A Female Officer in the Republican Army
Repository: Centro Documental de la Memoria Histórica, Salamanca, Spain
Repository: Causa General
Date Created: 1938-07
Extent: 1 item
The disruption of state structures and the revolutionary situation provoked by the military coup of July 18 provided the opportunity for women to engage in activities that went well beyond those allowed by established gender roles. The most spectacular was their presence in military units, first in militias attached to unions and political parties and then even in the Popular Army created by the Republic starting in October 1936. This photograph of Encarnación Hernández Luna taken in July 1938 illustrates this phenomenon.
The number of women fighters has yet to be definitively established, although the painstaking research of the Museo Virtual de la Mujer Combatiente (https://www.mujeresenguerra.com/) puts it at a minimum of 3,226 and potentially as high as 7,000. The largest numbers came from Madrid (1152) and Catalonia (1146), but there were also female fighters from all parts of the country, including 188 in the Basque Country.

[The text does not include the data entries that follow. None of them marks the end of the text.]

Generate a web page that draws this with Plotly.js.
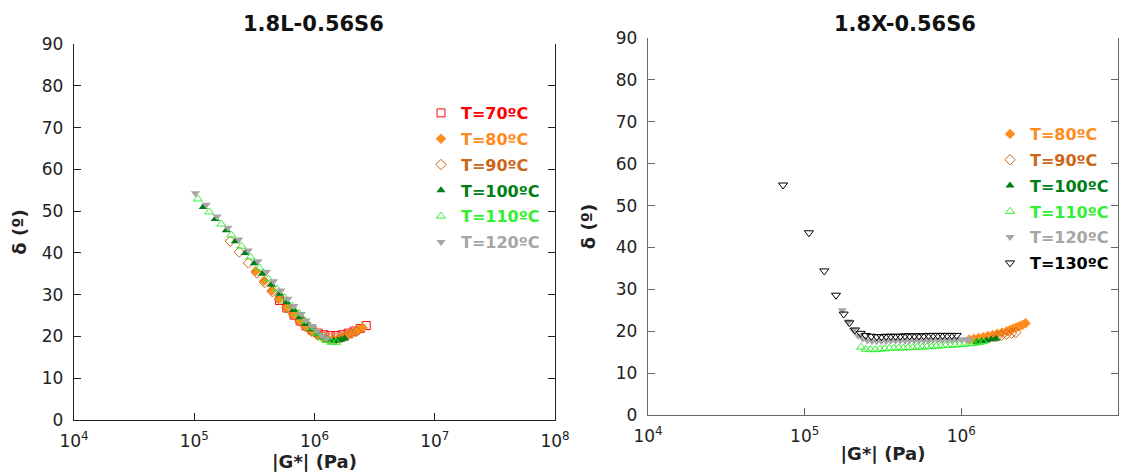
<!DOCTYPE html>
<html><head><meta charset="utf-8">
<script src="https://cdn.plot.ly/plotly-3.0.1.min.js"></script>
<style>html,body{margin:0;padding:0;background:#fff}#chart{width:1131px;height:476px}</style>
</head><body><div id="chart"></div>
<script>
// ---------- titles / labels ----------
const panelTitles = ['1.8L-0.56S6', '1.8X-0.56S6'];
const xTitle = '|G*| (Pa)';
const yTitle = 'δ (º)';
const yTickVals = [0, 10, 20, 30, 40, 50, 60, 70, 80, 90];
const xTickValsL = [1e4, 1e5, 1e6, 1e7, 1e8];
const xTickTextL = ['10<sup>4</sup>', '10<sup>5</sup>', '10<sup>6</sup>', '10<sup>7</sup>', '10<sup>8</sup>'];
const xTickValsR = [1e4, 1e5, 1e6, 1e7];
const xTickTextR = ['10<sup>4</sup>', '10<sup>5</sup>', '10<sup>6</sup>', '10<sup>7</sup>'];

// ---------- series names / colours ----------
const seriesNames = {T70: 'T=70ºC', T80: 'T=80ºC', T90: 'T=90ºC', T100: 'T=100ºC', T110: 'T=110ºC', T120: 'T=120ºC', T130: 'T=130ºC'};
const seriesColors = {T70: '#ff0000', T80: '#ff8c1e', T90: '#cc6619', T100: '#007f16', T110: '#33f033', T120: '#a6a6a6', T130: '#000000'};
const seriesSymbols = {T70: 'square-open', T80: 'diamond', T90: 'diamond-open', T100: 'triangle-up', T110: 'triangle-up-open', T120: 'triangle-down', T130: 'triangle-down-open'};

// ---------- LEFT panel: 1.8L-0.56S6 ----------
const L70_G = [5.129e5, 5.888e5, 6.761e5, 7.586e5, 8.511e5, 9.550e5, 1.072e6, 1.202e6, 1.349e6, 1.514e6, 1.698e6, 1.905e6, 2.138e6, 2.399e6, 2.692e6];
const L70_d = [28.6, 26.8, 25.1, 23.7, 22.5, 21.5, 20.8, 20.4, 20.2, 20.2, 20.4, 20.8, 21.3, 21.9, 22.6];

const L80_G = [3.236e5, 3.802e5, 4.416e5, 5.070e5, 5.821e5, 6.607e5, 7.499e5, 8.414e5, 9.441e5, 1.059e6, 1.175e6, 1.303e6, 1.445e6, 1.585e6, 1.738e6, 1.905e6, 2.042e6, 2.188e6, 2.344e6, 2.512e6];
const L80_d = [35.6, 33.3, 31.0, 29.0, 27.0, 25.3, 23.7, 22.3, 21.1, 20.2, 19.6, 19.3, 19.3, 19.5, 19.9, 20.4, 20.8, 21.2, 21.6, 22.1];

const L90_G = [1.995e5, 2.371e5, 2.818e5, 3.311e5, 3.846e5, 4.467e5, 5.129e5, 5.888e5, 6.761e5, 7.586e5, 8.511e5, 9.550e5, 1.072e6, 1.202e6, 1.349e6, 1.514e6, 1.698e6, 1.862e6, 2.042e6, 2.239e6];
const L90_d = [42.8, 40.2, 37.6, 35.2, 32.9, 30.7, 28.8, 26.9, 25.2, 23.7, 22.4, 21.3, 20.4, 19.8, 19.5, 19.5, 19.8, 20.2, 20.7, 21.2];

const L100_G = [1.189e5, 1.496e5, 1.849e5, 2.198e5, 2.661e5, 3.162e5, 3.690e5, 4.385e5, 5.129e5, 5.888e5, 6.761e5, 7.586e5, 8.511e5, 9.550e5, 1.072e6, 1.202e6, 1.318e6, 1.445e6, 1.549e6, 1.660e6, 1.778e6];
const L100_d = [51.0, 48.1, 45.4, 42.8, 40.0, 37.5, 35.0, 32.4, 30.2, 28.2, 26.3, 24.6, 23.0, 21.7, 20.5, 19.6, 19.1, 18.9, 19.0, 19.2, 19.5];

const L110_G = [1.072e5, 1.334e5, 1.679e5, 2.032e5, 2.466e5, 2.931e5, 3.483e5, 4.140e5, 4.898e5, 5.623e5, 6.457e5, 7.413e5, 8.318e5, 9.333e5, 1.047e6, 1.148e6, 1.259e6, 1.380e6, 1.514e6];
const L110_d = [52.9, 49.8, 46.9, 44.3, 41.6, 39.0, 36.4, 33.7, 31.3, 29.3, 27.3, 25.5, 23.8, 22.2, 20.8, 19.7, 19.0, 18.6, 18.6];

const L120_G = [1.023e5, 1.259e5, 1.549e5, 1.905e5, 2.344e5, 2.818e5, 3.388e5, 3.981e5, 4.571e5, 5.248e5, 6.026e5, 6.761e5, 7.762e5, 8.511e5, 9.550e5, 1.047e6, 1.148e6, 1.259e6];
const L120_d = [54.3, 51.5, 48.7, 46.0, 43.2, 40.6, 38.0, 35.5, 33.2, 31.0, 29.0, 27.3, 25.4, 23.8, 22.5, 21.3, 20.2, 19.5];

// ---------- RIGHT panel: 1.8X-0.56S6 ----------
const R80_G = [1.122e6, 1.202e6, 1.288e6, 1.380e6, 1.479e6, 1.585e6, 1.698e6, 1.820e6, 1.950e6, 2.042e6, 2.138e6, 2.239e6, 2.344e6, 2.455e6, 2.570e6];
const R80_d = [18.0, 18.2, 18.4, 18.6, 18.9, 19.1, 19.4, 19.7, 20.0, 20.3, 20.6, 20.9, 21.2, 21.5, 21.9];

const R90_G = [1.679e6, 1.807e6, 1.945e6, 2.094e6, 2.228e6];
const R90_d = [18.7, 19.0, 19.3, 19.5, 19.7];

const R100_G = [1.259e6, 1.349e6, 1.445e6, 1.549e6, 1.660e6];
const R100_d = [17.4, 17.6, 17.8, 18.0, 18.2];

const R110_G = [2.291e5, 2.455e5, 2.630e5, 2.818e5, 3.020e5, 3.236e5, 3.467e5, 3.715e5, 3.981e5, 4.266e5, 4.571e5, 4.898e5, 5.248e5, 5.623e5, 6.026e5, 6.457e5, 6.918e5, 7.413e5, 7.943e5, 8.511e5, 9.120e5, 9.772e5, 1.047e6, 1.122e6, 1.202e6, 1.288e6, 1.380e6];
const R110_d = [16.2, 15.7, 15.6, 15.6, 15.7, 15.8, 15.9, 15.9, 16.0, 16.0, 16.1, 16.1, 16.2, 16.2, 16.3, 16.3, 16.4, 16.5, 16.6, 16.6, 16.7, 16.8, 16.9, 17.0, 17.1, 17.3, 17.5];

const R120_G = [1.738e5, 1.905e5, 2.042e5, 2.188e5, 2.344e5, 2.512e5, 2.692e5, 2.884e5, 3.090e5, 3.311e5, 3.548e5, 3.802e5, 4.074e5, 4.365e5, 4.677e5, 5.012e5, 5.370e5, 5.754e5, 6.166e5, 6.607e5, 7.079e5, 7.586e5, 8.128e5, 8.710e5, 9.333e5, 1.000e6, 1.072e6, 1.122e6];
const R120_d = [25.0, 22.3, 20.3, 18.9, 18.2, 17.8, 17.6, 17.6, 17.6, 17.6, 17.7, 17.7, 17.7, 17.7, 17.8, 17.8, 17.8, 17.8, 17.8, 17.9, 17.9, 17.9, 17.9, 17.9, 18.0, 18.0, 18.0, 18.0];

const R130_G = [7.278e4, 1.064e5, 1.334e5, 1.585e5, 1.774e5, 1.928e5, 2.094e5, 2.275e5, 2.455e5, 2.661e5, 2.884e5, 3.090e5, 3.311e5, 3.548e5, 3.802e5, 4.074e5, 4.365e5, 4.677e5, 5.012e5, 5.370e5, 5.754e5, 6.166e5, 6.607e5, 7.079e5, 7.586e5, 8.128e5, 8.710e5, 9.333e5];
const R130_d = [54.9, 43.5, 34.4, 28.6, 24.1, 22.0, 20.3, 19.5, 19.0, 18.8, 18.7, 18.7, 18.8, 18.8, 18.8, 18.8, 18.9, 18.9, 18.9, 18.9, 18.9, 19.0, 19.0, 19.0, 19.0, 19.0, 19.0, 19.0];

// ---------- build traces ----------
function mk(key, x, y, xa, ya, leg) {
  const c = seriesColors[key];
  const open = seriesSymbols[key].indexOf('open') >= 0;
  return {
    type: 'scatter', mode: 'markers', x: x, y: y, xaxis: xa, yaxis: ya, legend: leg,
    legendgroup: leg + key,
    name: '<span style="color:' + c + '">' + seriesNames[key] + '</span>',
    marker: {symbol: seriesSymbols[key], size: 8, color: c, line: {color: c, width: open ? 1 : 0}},
    hoverinfo: 'x+y'
  };
}
const traces = [
  mk('T70', L70_G, L70_d, 'x', 'y', 'legend'),
  mk('T80', L80_G, L80_d, 'x', 'y', 'legend'),
  mk('T90', L90_G, L90_d, 'x', 'y', 'legend'),
  mk('T100', L100_G, L100_d, 'x', 'y', 'legend'),
  mk('T110', L110_G, L110_d, 'x', 'y', 'legend'),
  mk('T120', L120_G, L120_d, 'x', 'y', 'legend'),
  mk('T80', R80_G, R80_d, 'x2', 'y2', 'legend2'),
  mk('T90', R90_G, R90_d, 'x2', 'y2', 'legend2'),
  mk('T100', R100_G, R100_d, 'x2', 'y2', 'legend2'),
  mk('T110', R110_G, R110_d, 'x2', 'y2', 'legend2'),
  mk('T120', R120_G, R120_d, 'x2', 'y2', 'legend2'),
  mk('T130', R130_G, R130_d, 'x2', 'y2', 'legend2')
];

const W = 1131, H = 476;
const FONT = 'DejaVu Sans, Liberation Sans, Arial, sans-serif';
function xax(dom, rng, vals, text, col, anchor) {
  return {
    type: 'log', domain: dom, range: rng, anchor: anchor,
    tickmode: 'array', tickvals: vals, ticktext: text,
    ticks: 'inside', ticklen: 7, tickcolor: col, tickwidth: 1,
    ticklabelstandoff: 5,
    showline: true, linecolor: col, linewidth: 1.3, mirror: false,
    showgrid: false, zeroline: false,
    tickfont: {family: FONT, size: 17, color: '#222'},
    title: {text: xTitle, font: {family: FONT, size: 18, color: '#222', weight: 'bold'}, standoff: 2}
  };
}
function yax(dom, col, anchor, standoff) {
  return {
    domain: dom, range: [0, 90], anchor: anchor,
    tickmode: 'array', tickvals: yTickVals,
    ticks: 'inside', ticklen: 7, tickcolor: col, tickwidth: 1,
    ticklabelstandoff: 6,
    showline: true, linecolor: col, linewidth: 1.3, mirror: 'ticks',
    showgrid: false, zeroline: false,
    tickfont: {family: FONT, size: 17, color: '#222'},
    title: {text: yTitle, font: {family: FONT, size: 18, color: '#222', weight: 'bold'}, standoff: standoff}
  };
}
const legFont = {family: FONT, size: 16, weight: 'bold', color: '#000'};
const layout = {
  width: W, height: H,
  margin: {l: 0, r: 0, t: 0, b: 0},
  paper_bgcolor: '#fff', plot_bgcolor: '#fff',
  font: {family: FONT},
  xaxis: xax([74 / W, 555 / W], [4, 8], xTickValsL, xTickTextL, '#222', 'y'),
  yaxis: yax([(H - 420) / H, (H - 44) / H], '#222', 'x', 10),
  xaxis2: xax([648 / W, 1118 / W], [4, 7], xTickValsR, xTickTextR, '#666', 'y2'),
  yaxis2: yax([(H - 415) / H, (H - 38) / H], '#666', 'x2', 15),
  legend: {x: 421 / W, y: 1 - 96 / H, xanchor: 'left', yanchor: 'top', bgcolor: 'rgba(0,0,0,0)',
    traceorder: 'grouped', tracegroupgap: 2, font: legFont},
  legend2: {x: 990 / W, y: 1 - 117 / H, xanchor: 'left', yanchor: 'top', bgcolor: 'rgba(0,0,0,0)',
    traceorder: 'grouped', tracegroupgap: 2, font: legFont},
  annotations: [
    {text: panelTitles[0], xref: 'paper', yref: 'paper', x: 313 / W, y: 1 - 24 / H, xanchor: 'center', yanchor: 'middle', showarrow: false,
      font: {family: FONT, size: 21, weight: 'bold', color: '#111'}},
    {text: panelTitles[1], xref: 'paper', yref: 'paper', x: 905 / W, y: 1 - 24 / H, xanchor: 'center', yanchor: 'middle', showarrow: false,
      font: {family: FONT, size: 21, weight: 'bold', color: '#111'}}
  ],
  showlegend: true
};
Plotly.newPlot('chart', traces, layout, {displayModeBar: false, staticPlot: true});
</script></body></html>
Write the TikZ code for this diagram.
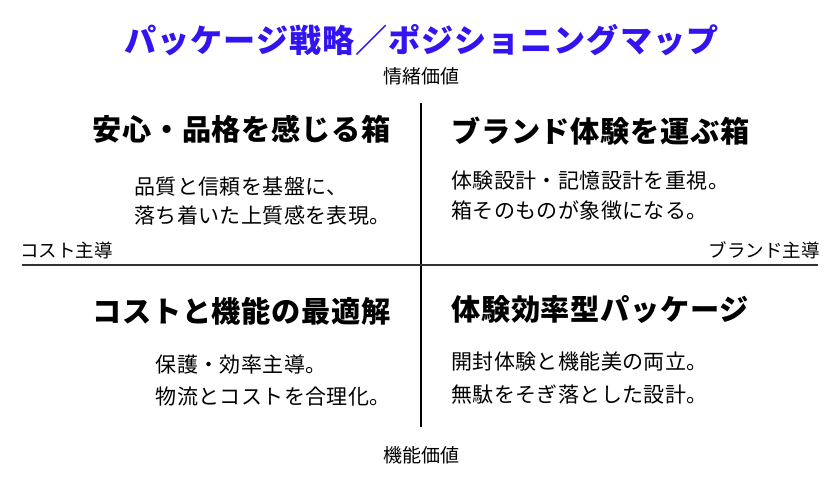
\documentclass[tikz,border=0pt]{standalone}
\usepackage{fontspec}
\newfontfamily\jpbody{Noto Sans CJK JP}[LetterSpace=2]
\newfontfamily\jphead{Noto Sans CJK JP}[LetterSpace=2.5]
\newfontfamily\jptitle{Noto Sans CJK JP}[LetterSpace=3]
\newfontfamily\jpaxis{Noto Sans CJK JP}
\definecolor{titleblue}{RGB}{50,20,240}
\definecolor{axisgray}{RGB}{51,51,51}
\tikzset{
  titletext/.style={inner sep=0pt, text=titleblue, font={\jptitle\bfseries\fontsize{32.1}{36}\selectfont}},
  axislabel/.style={inner sep=0pt, font={\jpaxis\fontsize{#1}{22}\selectfont}},
  headtext/.style={inner sep=0pt, font={\jphead\bfseries\fontsize{29.2}{34}\selectfont}},
  bodytext/.style={inner sep=0pt, align=left, font={\jpbody\fontsize{21}{#1}\selectfont}},
  hline/.style={line width=2.5pt, draw=axisgray},
  vline/.style={line width=1.5pt, draw=black}
}
\begin{document}
\begin{tikzpicture}[x=1pt,y=-1pt]
\useasboundingbox[fill=white] (0,0) rectangle (840,485);
\node[titletext] (title) at (421.5,40) {パッケージ戦略／ポジショニングマップ};
\node[axislabel=19] (top) at (421,76) {情緒価値};
\node[axislabel=19] (bottom) at (421,455) {機能価値};
\node[axislabel=18.5, anchor=west] (left) at (20,250) {コスト主導};
\node[axislabel=18.5, anchor=east] (right) at (820,250) {ブランド主導};
\coordinate (vt) at (421,103);
\coordinate (vb) at (421,427);
\coordinate (hl) at (22,265);
\coordinate (hr) at (818,265);
\draw[vline] (vt) -- (vb);
\draw[hline] (hl) -- (hr);
\node[headtext, anchor=east] (h1) at (391,129) {安心・品格を感じる箱};
\node[headtext, anchor=west] (h2) at (451,131) {ブランド体験を運ぶ箱};
\node[headtext, anchor=east] (h3) at (391,311) {コストと機能の最適解};
\node[headtext, anchor=west] (h4) at (451,310) {体験効率型パッケージ};
\node[bodytext=29, anchor=east] (b1) at (391,201.5) {品質と信頼を基盤に、\\落ち着いた上質感を表現。};
\node[bodytext=30, anchor=west] (b2) at (451,196) {体験設計・記憶設計を重視。\\箱そのものが象徴になる。};
\node[bodytext=32, anchor=east] (b3) at (391,381) {保護・効率主導。\\物流とコストを合理化。};
\node[bodytext=33, anchor=west] (b4) at (451,378.5) {開封体験と機能美の両立。\\無駄をそぎ落とした設計。};
\end{tikzpicture}
\end{document}
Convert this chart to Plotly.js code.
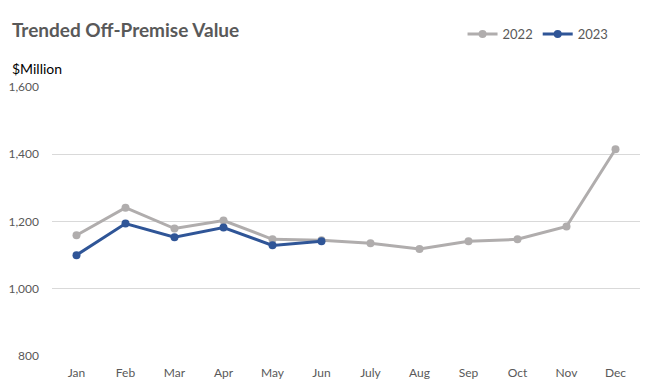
<!DOCTYPE html>
<html>
<head>
<meta charset="utf-8">
<script src="https://cdn.plot.ly/plotly-3.0.1.min.js"></script>
<style>html,body{margin:0;padding:0;background:#fff;}#chart{width:660px;height:392px;}</style>
</head>
<body>
<div id="chart"></div>
<script>
const months = ["Jan","Feb","Mar","Apr","May","Jun","July","Aug","Sep","Oct","Nov","Dec"];
const values2022 = [1159, 1241, 1179, 1203, 1147, 1144, 1135, 1118, 1141, 1147, 1185, 1415];
const months2023 = ["Jan","Feb","Mar","Apr","May","Jun"];
const values2023 = [1100, 1194, 1153, 1182, 1129, 1141];
const yTicks = [800, 1000, 1200, 1400, 1600];
const yTickText = ["800", "1,000", "1,200", "1,400", "1,600"];

const traces = [
  {x: months, y: values2022, name: "2022", type: "scatter", mode: "lines+markers",
   line: {color: "#b0adad", width: 3}, marker: {color: "#b0adad", size: 8}},
  {x: months2023, y: values2023, name: "2023", type: "scatter", mode: "lines+markers",
   line: {color: "#2f5597", width: 3}, marker: {color: "#2f5597", size: 8}}
];

const layout = {
  width: 660, height: 392,
  margin: {l: 52, r: 20, t: 87, b: 36},
  paper_bgcolor: "#fff", plot_bgcolor: "#fff",
  font: {family: "Lato, 'Open Sans', sans-serif", color: "#595959", size: 12},
  title: {text: "<b>Trended Off-Premise Value</b>", font: {family: "Lato, sans-serif", size: 19, color: "#595959"},
          xref: "container", x: 0.018, xanchor: "left", yref: "container", y: 0.923, yanchor: "middle"},
  showlegend: true,
  legend: {orientation: "h", xref: "paper", x: 0.955, xanchor: "right", yref: "paper", y: 1.197, yanchor: "middle",
           font: {size: 13, color: "#595959"}, itemwidth: 30, bgcolor: "rgba(0,0,0,0)"},
  xaxis: {type: "category", categoryorder: "array", categoryarray: months, range: [-0.5, 11.5], showgrid: false, zeroline: false,
          showline: false, ticks: "", tickfont: {size: 12, color: "#595959"}, ticklabelstandoff: 8, fixedrange: true},
  yaxis: {range: [800, 1600], tickvals: yTicks, ticktext: yTickText, showgrid: true, gridcolor: "#d9d9d9", gridwidth: 1,
          zeroline: false, showline: false, ticks: "", tickfont: {size: 12, color: "#595959"}, ticklabelstandoff: 12, fixedrange: true},
  annotations: [
    {text: "$Million", xref: "paper", yref: "paper", x: -0.072, y: 1.07, xanchor: "left", yanchor: "middle",
     showarrow: false, font: {family: "Lato, sans-serif", size: 14, color: "#000"}}
  ]
};

Plotly.newPlot("chart", traces, layout, {displayModeBar: false, staticPlot: true});
</script>
</body>
</html>
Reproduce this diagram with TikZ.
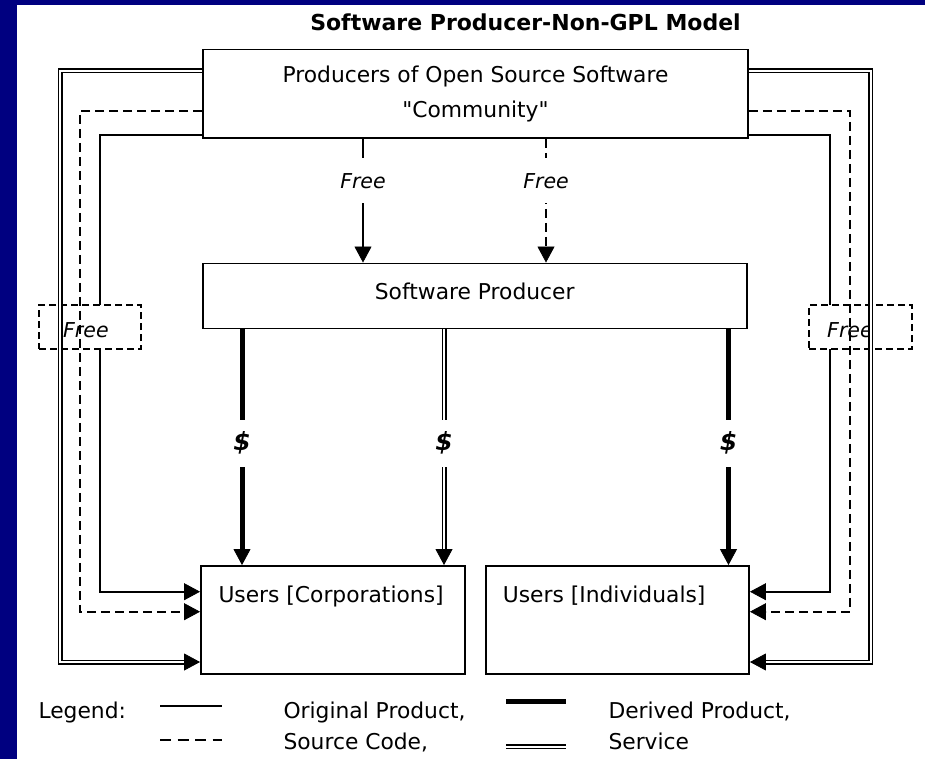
\documentclass[tikz,border=0pt]{standalone}
\usepackage{fontspec}
\setmainfont{DejaVu Sans}
\newfontfamily\plainq{DejaVu Sans}
\usetikzlibrary{arrows.meta}
\definecolor{navyback}{RGB}{0,0,128}
\begin{document}
\begin{tikzpicture}[x=1pt,y=-1pt,
  txt/.style={font=\fontsize{21.8}{35}\selectfont, inner sep=0pt},
  boxnode/.style={draw, line width=1.9pt, fill=white, inner sep=0pt},
  endarrow/.style={-{Triangle[length=16pt,width=17pt,line width=0.8pt]}},
  thinline/.style={line width=1.9pt},
  dashline/.style={line width=1.9pt, dash pattern=on 9pt off 5pt},
  thickline/.style={line width=5pt},
  dblline/.style={double, double distance=2pt, line width=1.5pt},
  lbl/.style={fill=white, inner sep=0pt, minimum height=45pt, font=\fontsize{20.5}{24}\selectfont\itshape},
  dollar/.style={fill=white, inner sep=0pt, minimum height=47pt, font=\fontsize{25}{28}\selectfont\bfseries\itshape},
  freebox/.style={draw, line width=1.6pt, dash pattern=on 7pt off 4pt, fill=white, inner sep=0pt},
  freetxt/.style={inner sep=0pt, font=\fontsize{20.5}{24}\selectfont\itshape},
  ]
\fill[navyback] (0,0) rectangle (925,759);
\fill[white] (17,5) rectangle (925,759);
\useasboundingbox (0,0) rectangle (925,759);

% title
\node[txt, anchor=base, font=\fontsize{22}{26}\selectfont\bfseries] (title) at (525.5,30.7) {Software Producer-Non-GPL Model};

% boxes
\node[boxnode, txt, minimum width=545pt, minimum height=88.5pt, align=center] (top) at (475.5,93.75) {Producers of Open Source Software\\{\plainq"Community"}};
\node[boxnode, minimum width=544pt, minimum height=65pt] (sp) at (475,296) {};
\node[txt, anchor=base] (sptxt) at (474.7,299.3) {Software Producer};
\node[boxnode, minimum width=264pt, minimum height=108pt] (corp) at (333,620) {};
\node[txt, anchor=base west] (corptxt) at (218.3,602.7) {Users [Corporations]};
\node[boxnode, minimum width=263pt, minimum height=108pt] (indiv) at (617.5,620) {};
\node[txt, anchor=base west] (indivtxt) at (502.7,602.7) {Users [Individuals]};

% top -> software producer
\draw[thinline, endarrow] (top.south -| 363,0) -- node[lbl, pos=0.339] (free1) {Free} (sp.north -| 363,0);
\draw[dashline, endarrow] (top.south -| 546,0) -- node[lbl, pos=0.339] (free2) {Free} (sp.north -| 546,0);

% software producer -> users
\draw[thickline, endarrow] (sp.south -| 242,0) -- node[dollar, pos=0.482] (d1) {\$} (corp.north -| 242,0);
\draw[dblline, endarrow] (sp.south -| 444,0) -- node[dollar, pos=0.482] (d2) {\$} (corp.north -| 444,0);
\draw[thickline, endarrow] (sp.south -| 728.5,0) -- node[dollar, pos=0.482] (d3) {\$} (indiv.north -| 728.5,0);

% solid loops
\draw[thinline, endarrow] (top.west |- 0,134.6) -| (100,591.7) -- (corp.west |- 0,591.7);
\draw[thinline, endarrow] (top.east |- 0,134.6) -| (830,591.7) -- (indiv.east |- 0,591.7);

% free boxes
\node[freebox, minimum width=102pt, minimum height=44pt] (freel) at (90,327) {};
\node[freetxt, anchor=base west] (freeltxt) at (63,337.3) {Free};
\node[freebox, minimum width=103pt, minimum height=44pt] (freer) at (860.5,327) {};
\node[freetxt, anchor=base west] (freertxt) at (827,337.3) {Free};

% dashed loops
\draw[dashline, endarrow] (top.west |- 0,111) -| (80,611.7) -- (corp.west |- 0,611.7);
\draw[dashline, endarrow] (top.east |- 0,111) -| (850,611.7) -- (indiv.east |- 0,611.7);

% double loops
\draw[dblline, endarrow] (top.west |- 0,71) -| (60,662) -- (corp.west |- 0,662);
\draw[dblline, endarrow] (top.east |- 0,71) -| (870.5,662) -- (indiv.east |- 0,662);

% legend
\node[txt, anchor=base west] (leg) at (38.3,718) {Legend:};
\draw[thinline] (160,705.7) -- (221.7,705.7);
\node[txt, anchor=base west] (leg1) at (283.3,718) {Original Product,};
\draw[line width=1.9pt, dash pattern=on 11pt off 6.5pt] (160,740) -- (221.7,740);
\node[txt, anchor=base west] (leg2) at (283.3,749.3) {Source Code,};
\draw[line width=4.5pt] (506,701.7) -- (566,701.7);
\node[txt, anchor=base west] (leg3) at (608.3,718) {Derived Product,};
\draw[dblline] (506,746.7) -- (566,746.7);
\node[txt, anchor=base west] (leg4) at (608.3,749.3) {Service};
\end{tikzpicture}
\end{document}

This research also reveals that these women fighters were a much more diverse group than had been believed. The largest group, 33 per cent, was affiliated with the CNT, but the Socialists, Communists, and UGT accounted for over 40 per cent. There were also militia women from other political groups, including Manuel Azaña’s Republican Left and Basque and Catalan nationalist parties. The youngest was 14 and the oldest 67, but more than half were in their twenties, the prime military age for men. They were not all working class but came from many different social backgrounds. There were women with university degrees and women who were illiterate. There were housewives and professionals. There were single women, married women, and divorced women. They were present on every front. Between fifty and seventy-five died in combat and thirty-one more were reported missing in action.
Even the Decree on the Militarization of the Militias of 29 September 1936 that marked the start of the construction of the new Popular Army and set the requirements for recruits as being a man between 20 and 35 years of age did not eliminate all women fighters. At least 360 entered the army. A number became non-commissioned officers, and even officers.
Encarnación Hernández Luna was one of them. Born in Benejama (Alicante), possibly in 1912, she was living in Madrid when the war began. A member of the Communist party, she joined a machine gun unit of the Fifth Regiment of the Madrid militia. She became part of the Popular Amy, was promoted to captain, and served until 1 March 1939 when she crossed into France. From there Hernández Luna went to the Soviet Union where she worked for the Comintern. She later emigrated to Canada, where she died in 2004.